A great way to increase your chances of seeing some of these marvelous animals is on a Wildlife Tour, available during the summer months. This half-day tour is led by a professional guide and takes you to some of the best wildlife viewing areas around Banff.
Another option is to take an Evening Wildlife Safari. This tour leaves at dusk each evening, when the wildlife comes out to feed prior to dark. The tour claims a 95 percent success rate in spotting wildlife, which includes bighorn sheep, bears, deer, and elk.
14. Soak in Banff Upper Hot Springs
Highlights: Historic springs from the turn of the 20th century, fantastic views
Banff has long been known for its fantastic hot springs. Located just a short distance from downtown, the springs have been soothing visitors since 1893.
The water you'll enjoy is hundreds of years old and comes up from a source three kilometers underground. The view from the hot springs pools across to Rundle Mountain is spectacular.
The hot springs are open early and stay open late; bring your swimsuit and towel. If you don't have your own, rentals are available on-site for a nominal fee.
15. Cave and Basin National Historic Site
Highlights: Informative and interactive displays, hikes, and a 4-D movie
Cave and Basin National Historic Site is the birthplace of Banff National Park. It was here that the national park system was created to protect Canada's special places.
A self-guided trail leads past the original 1914 bathing structure and the site of the former hotel. Included with the admission is a 4D movie showcasing Banff and other national parks.
Cave and Basin Natural Historic Site has several delightful hikes. The 2.8-kilometer Marsh Trail showcases exotic flowers, while the Sundance Trail/Sundance Canyon Trail provides wonderful views across the Bow River valley.

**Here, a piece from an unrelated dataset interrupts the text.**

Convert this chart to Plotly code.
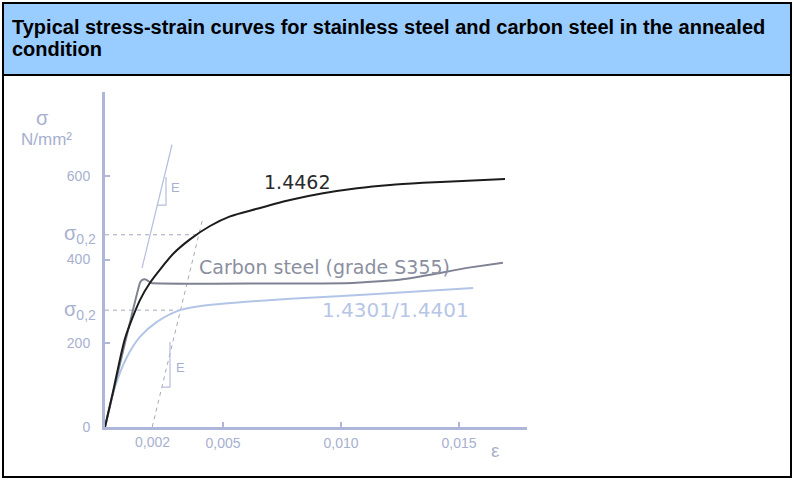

Best Time to Visit Banff National Park
The best time to visit Banff National Park is in the summer months of July and August. The weather is at its warmest, with daytime temperatures comfortable in the low 20s Celsius. Nights are generally cool to cold, even in the peak of summer, owing to the mountain environment and the elevation of the park.
That said, if you can time it, the ultimate time to visit the park is during the three weeks running from mid-July to the first week of August. At this time all the high-elevation hikes will be accessible, the lakes will be at their most colorful, and all the alpine wildflowers will be in full bloom.
September is also a good time to visit — the crowds will have dispersed, and you'll get sunny skies along with color changes on the deciduous and tamarack trees. June has the longest days, but the weather is very changeable and some lakes may still be frozen.
Give the months of October, November, April, and May a pass. All the trails are closed or very muddy and the weather is cold and wet.
The winter months of December, January, February, and March are good options if you want to go downhill skiing. However, try and time your ski trip for March — January and early February can be bone-numbingly cold with short days.